Executive of Firm Tied to Trump Dossier Makes Deal on Testimony

Updated on
  • Glenn Simpson of Fusion GPS to meet Tuesday with House panel
  • Republicans seek to bring new scrutiny to Trump dossier

The House Intelligence Committee on Wednesday struck a deal to obtain voluntary testimony next week from the founder of the firm that assembled an opposition-research dossier alleging ties between President Donald Trump and Russia.

The agreement allows Glenn Simpson, of Fusion GPS, to return with his lawyer and answer questions "he chooses to answer," said his lawyer, Josh Levy.

Simpson had been forced on Wednesday to appear before the panel under a subpoena issued by the committee’s chairman, Republican Devin Nunes of California. After three hours of closed-door discussions, Representatives Michael Conaway, the Republican leading the committee’s Russia investigation, and Adam Schiff, the panel’s top Democrat, announced the agreement had been reached.

Neither would elaborate on what concessions, if any, had been made to secure the deal. Conaway said the subpoena would be withdrawn when Simpson returns on Tuesday.

Simpson, a former Wall Street Journal reporter, left the Capitol without speaking to reporters. There was no immediate comment from Nunes through a spokesman.

Focus on Dossier

Nunes and other panel Republicans are seeking to bring new scrutiny to the 35-page dossier that was assembled during the presidential campaign last year.

While Democrats intend to focus on links between Trump and Russia, Nunes is seeking to shift to topics such as the origin of the dossier. Republicans want to discuss who paid for it and whether it was used by federal intelligence and law enforcement agencies examining possible collusion between the Trump campaign and Moscow.

A former U.S. intelligence official, who spoke on the condition of anonymity, has said that the dossier didn’t exist as a formal document when the FBI began its investigation in July 2016. It’s possible, however, that the FBI was made aware of some of the allegations that eventually went into the dossier, and those allegations played a role in the FBI opening its investigation, the former official said.

Trump has denied the allegations contained in the dossier, which was written largely by former British spy Christopher Steele, who was paid by Fusion GPS.

Legal Battle

Committee Republicans and Fusion are locked in a legal battle over access to the firm’s bank records. Lawmakers say they want to see who paid Fusion and who received payments from Fusion.

During the 2016 campaign, Democrat Hillary Clinton and the Democratic National Committee indirectly paid through a law firm for some of the dossier’s research, taking over from earlier Republican funders who had wanted to keep Trump from the Republican nomination.

Nunes has been demanding records from the Justice Department and the FBI on potential ties to Steele, and whether they relied on information from him to obtain surveillance warrants.

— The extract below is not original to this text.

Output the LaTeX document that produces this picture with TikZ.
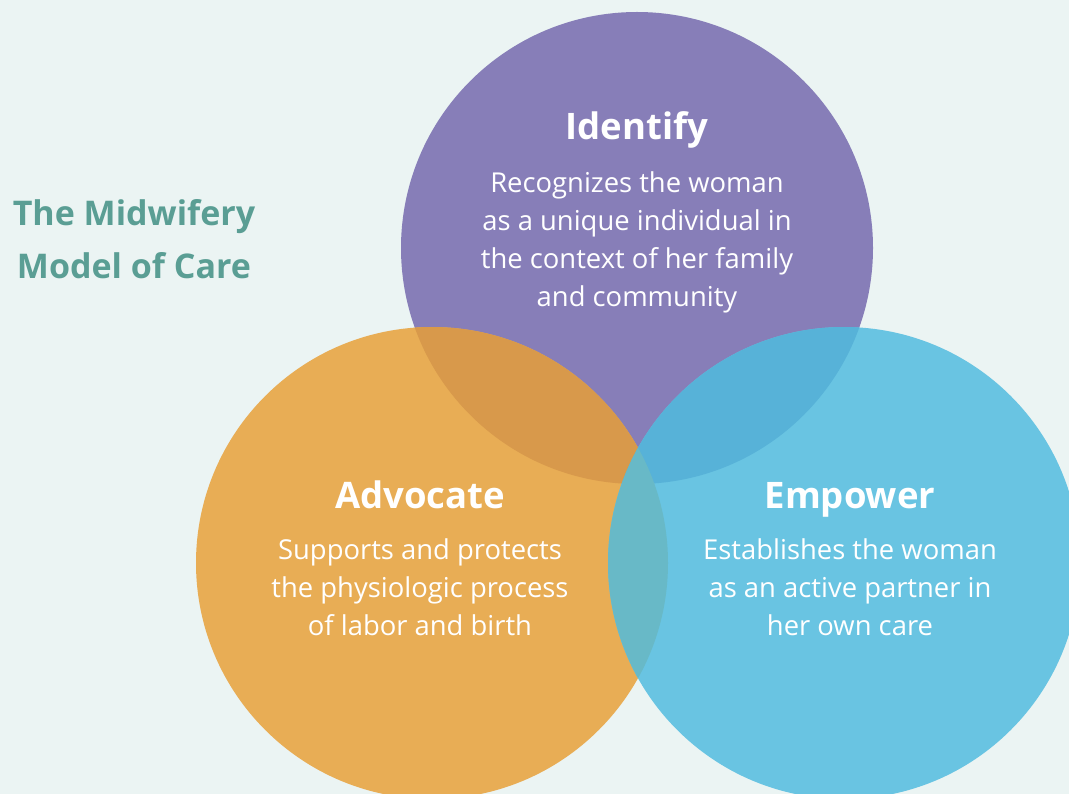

Before Wednesday’s meeting, Levy, the Fusion lawyer, had said that forcing Simpson and other Fusion officials to testify violates their First Amendment rights and that it would deter those running for office from conducting research on campaign opponents.

Under the agreement reached with the committee, Levy said Simpson "will be able to maintain Fusion GPS’s privileges and honor its legal obligations. That’s important to the company, which to this point has maintained its confidential relationships with its clients."

Levy has complained Nunes is undermining the legitimacy of the House committee’s investigation. Nunes was forced to step aside from heading the panel’s Russia investigation in early April amid controversy.

But Nunes has received the backing of other panel Republicans -- including Conaway -- to pursue his inquiries on the dossier.